GIVEN INSTRUCTION
Transcribe the data in full and exactly, omitting any pictures.

SUPPLIED INFORMATION
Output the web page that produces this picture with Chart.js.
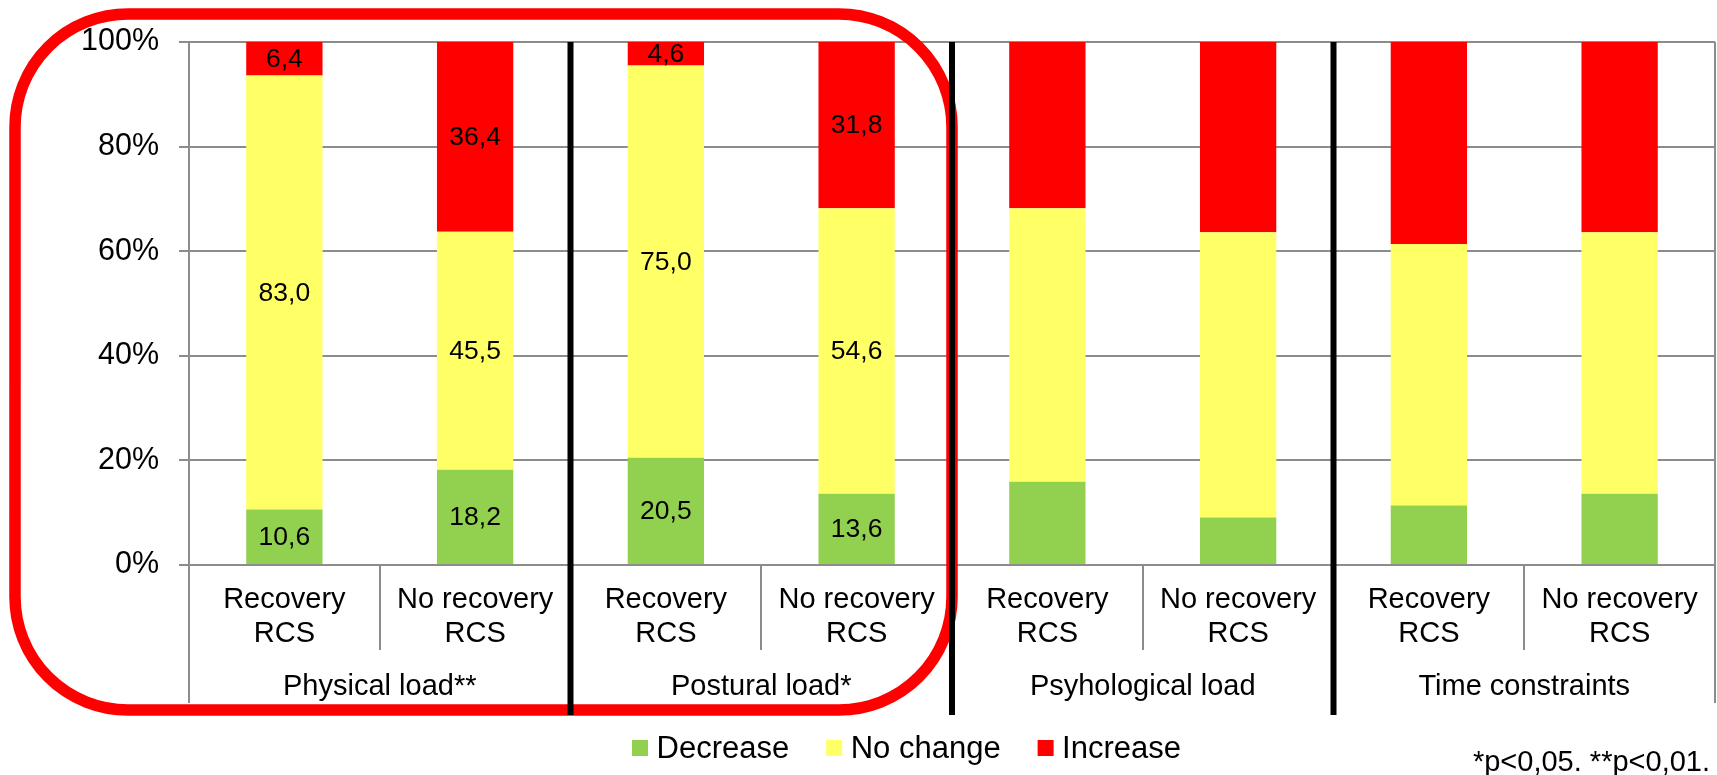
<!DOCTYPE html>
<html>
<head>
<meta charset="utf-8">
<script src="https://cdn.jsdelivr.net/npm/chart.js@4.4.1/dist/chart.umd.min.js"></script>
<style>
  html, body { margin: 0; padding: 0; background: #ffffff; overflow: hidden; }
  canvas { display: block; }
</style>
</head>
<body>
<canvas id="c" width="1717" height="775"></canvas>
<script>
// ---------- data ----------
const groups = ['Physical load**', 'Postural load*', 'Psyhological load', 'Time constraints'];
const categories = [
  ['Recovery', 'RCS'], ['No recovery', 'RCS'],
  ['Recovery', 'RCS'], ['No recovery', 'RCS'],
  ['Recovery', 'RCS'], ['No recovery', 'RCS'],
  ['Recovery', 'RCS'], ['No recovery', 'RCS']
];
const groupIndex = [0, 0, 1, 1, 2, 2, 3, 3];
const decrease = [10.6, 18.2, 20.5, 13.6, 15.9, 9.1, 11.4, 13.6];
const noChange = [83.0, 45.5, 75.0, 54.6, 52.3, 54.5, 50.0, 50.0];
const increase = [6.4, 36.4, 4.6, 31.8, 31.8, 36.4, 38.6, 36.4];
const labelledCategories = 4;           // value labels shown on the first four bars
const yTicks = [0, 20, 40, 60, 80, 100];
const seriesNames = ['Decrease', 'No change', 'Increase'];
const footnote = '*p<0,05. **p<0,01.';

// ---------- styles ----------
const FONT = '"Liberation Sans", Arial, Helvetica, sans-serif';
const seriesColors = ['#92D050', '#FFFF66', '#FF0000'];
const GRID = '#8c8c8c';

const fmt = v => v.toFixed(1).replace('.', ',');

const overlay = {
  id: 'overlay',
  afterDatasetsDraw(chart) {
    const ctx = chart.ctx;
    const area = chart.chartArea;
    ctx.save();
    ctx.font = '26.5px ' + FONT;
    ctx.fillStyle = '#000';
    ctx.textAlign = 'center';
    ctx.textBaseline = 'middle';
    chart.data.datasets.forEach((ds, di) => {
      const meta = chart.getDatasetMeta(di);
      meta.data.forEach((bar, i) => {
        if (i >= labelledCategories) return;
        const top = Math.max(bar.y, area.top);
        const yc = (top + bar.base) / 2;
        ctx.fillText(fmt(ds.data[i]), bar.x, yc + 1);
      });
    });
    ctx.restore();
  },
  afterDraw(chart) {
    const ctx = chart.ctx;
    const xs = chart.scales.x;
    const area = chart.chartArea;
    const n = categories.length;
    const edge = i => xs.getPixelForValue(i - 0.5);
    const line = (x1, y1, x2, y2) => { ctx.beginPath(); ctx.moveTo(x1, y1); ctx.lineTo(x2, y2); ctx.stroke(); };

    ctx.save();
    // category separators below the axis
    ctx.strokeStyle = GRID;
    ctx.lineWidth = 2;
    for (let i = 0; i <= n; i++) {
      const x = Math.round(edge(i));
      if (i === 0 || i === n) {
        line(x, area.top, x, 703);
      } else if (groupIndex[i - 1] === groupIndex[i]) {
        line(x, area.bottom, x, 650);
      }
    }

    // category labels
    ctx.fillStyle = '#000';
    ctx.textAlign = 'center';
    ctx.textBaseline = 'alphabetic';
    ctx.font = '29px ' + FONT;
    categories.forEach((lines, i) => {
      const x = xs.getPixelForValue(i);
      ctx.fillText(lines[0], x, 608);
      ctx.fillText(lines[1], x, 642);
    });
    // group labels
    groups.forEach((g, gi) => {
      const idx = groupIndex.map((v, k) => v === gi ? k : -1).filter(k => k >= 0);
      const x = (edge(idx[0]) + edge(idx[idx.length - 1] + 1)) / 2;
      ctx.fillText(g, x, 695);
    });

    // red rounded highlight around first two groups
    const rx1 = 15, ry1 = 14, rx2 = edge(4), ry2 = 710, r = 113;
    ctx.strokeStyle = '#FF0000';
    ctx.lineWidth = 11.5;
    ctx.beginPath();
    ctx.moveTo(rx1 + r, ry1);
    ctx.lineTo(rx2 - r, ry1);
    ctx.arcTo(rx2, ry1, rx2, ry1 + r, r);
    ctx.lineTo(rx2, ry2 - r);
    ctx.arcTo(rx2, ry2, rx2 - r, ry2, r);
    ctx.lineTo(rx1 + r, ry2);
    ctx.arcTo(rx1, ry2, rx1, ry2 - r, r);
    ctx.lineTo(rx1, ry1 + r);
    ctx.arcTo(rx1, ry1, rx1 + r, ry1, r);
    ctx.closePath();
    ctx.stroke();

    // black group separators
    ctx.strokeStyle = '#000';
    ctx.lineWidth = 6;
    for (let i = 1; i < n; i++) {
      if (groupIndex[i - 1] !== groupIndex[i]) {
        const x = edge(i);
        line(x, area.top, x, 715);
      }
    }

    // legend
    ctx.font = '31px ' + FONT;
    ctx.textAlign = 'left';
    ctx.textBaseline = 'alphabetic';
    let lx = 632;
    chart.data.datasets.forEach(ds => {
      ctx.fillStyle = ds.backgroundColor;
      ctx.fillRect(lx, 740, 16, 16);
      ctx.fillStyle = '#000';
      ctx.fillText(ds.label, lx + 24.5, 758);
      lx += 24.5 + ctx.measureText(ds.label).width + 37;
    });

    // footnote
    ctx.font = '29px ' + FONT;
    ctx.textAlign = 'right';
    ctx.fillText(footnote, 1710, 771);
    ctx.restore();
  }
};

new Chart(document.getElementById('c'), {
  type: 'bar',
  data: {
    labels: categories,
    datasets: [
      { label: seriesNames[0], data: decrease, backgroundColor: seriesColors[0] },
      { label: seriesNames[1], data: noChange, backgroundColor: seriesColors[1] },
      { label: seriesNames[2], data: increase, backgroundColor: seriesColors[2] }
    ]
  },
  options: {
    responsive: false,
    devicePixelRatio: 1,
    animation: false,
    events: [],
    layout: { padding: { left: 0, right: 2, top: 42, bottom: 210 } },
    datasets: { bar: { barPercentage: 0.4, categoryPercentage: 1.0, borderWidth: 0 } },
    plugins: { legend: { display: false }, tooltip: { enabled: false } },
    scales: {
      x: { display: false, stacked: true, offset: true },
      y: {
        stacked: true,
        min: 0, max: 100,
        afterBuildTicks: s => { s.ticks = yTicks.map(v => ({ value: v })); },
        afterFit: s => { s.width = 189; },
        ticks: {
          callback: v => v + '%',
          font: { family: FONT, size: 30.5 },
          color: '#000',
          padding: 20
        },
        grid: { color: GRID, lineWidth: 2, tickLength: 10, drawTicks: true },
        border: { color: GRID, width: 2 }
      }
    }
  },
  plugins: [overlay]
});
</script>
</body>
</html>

RESPONSE TO THE TASK
Output the web page that produces this picture with Chart.js.
<!DOCTYPE html>
<html>
<head>
<meta charset="utf-8">
<script src="https://cdn.jsdelivr.net/npm/chart.js@4.4.1/dist/chart.umd.min.js"></script>
<style>
  html, body { margin: 0; padding: 0; background: #ffffff; overflow: hidden; }
  canvas { display: block; }
</style>
</head>
<body>
<canvas id="c" width="1717" height="775"></canvas>
<script>
// ---------- data ----------
const groups = ['Physical load**', 'Postural load*', 'Psyhological load', 'Time constraints'];
const categories = [
  ['Recovery', 'RCS'], ['No recovery', 'RCS'],
  ['Recovery', 'RCS'], ['No recovery', 'RCS'],
  ['Recovery', 'RCS'], ['No recovery', 'RCS'],
  ['Recovery', 'RCS'], ['No recovery', 'RCS']
];
const groupIndex = [0, 0, 1, 1, 2, 2, 3, 3];
const decrease = [10.6, 18.2, 20.5, 13.6, 15.9, 9.1, 11.4, 13.6];
const noChange = [83.0, 45.5, 75.0, 54.6, 52.3, 54.5, 50.0, 50.0];
const increase = [6.4, 36.4, 4.6, 31.8, 31.8, 36.4, 38.6, 36.4];
const labelledCategories = 4;           // value labels shown on the first four bars
const yTicks = [0, 20, 40, 60, 80, 100];
const seriesNames = ['Decrease', 'No change', 'Increase'];
const footnote = '*p<0,05. **p<0,01.';

// ---------- styles ----------
const FONT = '"Liberation Sans", Arial, Helvetica, sans-serif';
const seriesColors = ['#92D050', '#FFFF66', '#FF0000'];
const GRID = '#8c8c8c';

const fmt = v => v.toFixed(1).replace('.', ',');

const overlay = {
  id: 'overlay',
  afterDatasetsDraw(chart) {
    const ctx = chart.ctx;
    const area = chart.chartArea;
    ctx.save();
    ctx.font = '26.5px ' + FONT;
    ctx.fillStyle = '#000';
    ctx.textAlign = 'center';
    ctx.textBaseline = 'middle';
    chart.data.datasets.forEach((ds, di) => {
      const meta = chart.getDatasetMeta(di);
      meta.data.forEach((bar, i) => {
        if (i >= labelledCategories) return;
        const top = Math.max(bar.y, area.top);
        const yc = (top + bar.base) / 2;
        ctx.fillText(fmt(ds.data[i]), bar.x, yc + 1);
      });
    });
    ctx.restore();
  },
  afterDraw(chart) {
    const ctx = chart.ctx;
    const xs = chart.scales.x;
    const area = chart.chartArea;
    const n = categories.length;
    const edge = i => xs.getPixelForValue(i - 0.5);
    const line = (x1, y1, x2, y2) => { ctx.beginPath(); ctx.moveTo(x1, y1); ctx.lineTo(x2, y2); ctx.stroke(); };

    ctx.save();
    // category separators below the axis
    ctx.strokeStyle = GRID;
    ctx.lineWidth = 2;
    for (let i = 0; i <= n; i++) {
      const x = Math.round(edge(i));
      if (i === 0 || i === n) {
        line(x, area.top, x, 703);
      } else if (groupIndex[i - 1] === groupIndex[i]) {
        line(x, area.bottom, x, 650);
      }
    }

    // category labels
    ctx.fillStyle = '#000';
    ctx.textAlign = 'center';
    ctx.textBaseline = 'alphabetic';
    ctx.font = '29px ' + FONT;
    categories.forEach((lines, i) => {
      const x = xs.getPixelForValue(i);
      ctx.fillText(lines[0], x, 608);
      ctx.fillText(lines[1], x, 642);
    });
    // group labels
    groups.forEach((g, gi) => {
      const idx = groupIndex.map((v, k) => v === gi ? k : -1).filter(k => k >= 0);
      const x = (edge(idx[0]) + edge(idx[idx.length - 1] + 1)) / 2;
      ctx.fillText(g, x, 695);
    });

    // red rounded highlight around first two groups
    const rx1 = 15, ry1 = 14, rx2 = edge(4), ry2 = 710, r = 113;
    ctx.strokeStyle = '#FF0000';
    ctx.lineWidth = 11.5;
    ctx.beginPath();
    ctx.moveTo(rx1 + r, ry1);
    ctx.lineTo(rx2 - r, ry1);
    ctx.arcTo(rx2, ry1, rx2, ry1 + r, r);
    ctx.lineTo(rx2, ry2 - r);
    ctx.arcTo(rx2, ry2, rx2 - r, ry2, r);
    ctx.lineTo(rx1 + r, ry2);
    ctx.arcTo(rx1, ry2, rx1, ry2 - r, r);
    ctx.lineTo(rx1, ry1 + r);
    ctx.arcTo(rx1, ry1, rx1 + r, ry1, r);
    ctx.closePath();
    ctx.stroke();

    // black group separators
    ctx.strokeStyle = '#000';
    ctx.lineWidth = 6;
    for (let i = 1; i < n; i++) {
      if (groupIndex[i - 1] !== groupIndex[i]) {
        const x = edge(i);
        line(x, area.top, x, 715);
      }
    }

    // legend
    ctx.font = '31px ' + FONT;
    ctx.textAlign = 'left';
    ctx.textBaseline = 'alphabetic';
    let lx = 632;
    chart.data.datasets.forEach(ds => {
      ctx.fillStyle = ds.backgroundColor;
      ctx.fillRect(lx, 740, 16, 16);
      ctx.fillStyle = '#000';
      ctx.fillText(ds.label, lx + 24.5, 758);
      lx += 24.5 + ctx.measureText(ds.label).width + 37;
    });

    // footnote
    ctx.font = '29px ' + FONT;
    ctx.textAlign = 'right';
    ctx.fillText(footnote, 1710, 771);
    ctx.restore();
  }
};

new Chart(document.getElementById('c'), {
  type: 'bar',
  data: {
    labels: categories,
    datasets: [
      { label: seriesNames[0], data: decrease, backgroundColor: seriesColors[0] },
      { label: seriesNames[1], data: noChange, backgroundColor: seriesColors[1] },
      { label: seriesNames[2], data: increase, backgroundColor: seriesColors[2] }
    ]
  },
  options: {
    responsive: false,
    devicePixelRatio: 1,
    animation: false,
    events: [],
    layout: { padding: { left: 0, right: 2, top: 42, bottom: 210 } },
    datasets: { bar: { barPercentage: 0.4, categoryPercentage: 1.0, borderWidth: 0 } },
    plugins: { legend: { display: false }, tooltip: { enabled: false } },
    scales: {
      x: { display: false, stacked: true, offset: true },
      y: {
        stacked: true,
        min: 0, max: 100,
        afterBuildTicks: s => { s.ticks = yTicks.map(v => ({ value: v })); },
        afterFit: s => { s.width = 189; },
        ticks: {
          callback: v => v + '%',
          font: { family: FONT, size: 30.5 },
          color: '#000',
          padding: 20
        },
        grid: { color: GRID, lineWidth: 2, tickLength: 10, drawTicks: true },
        border: { color: GRID, width: 2 }
      }
    }
  },
  plugins: [overlay]
});
</script>
</body>
</html>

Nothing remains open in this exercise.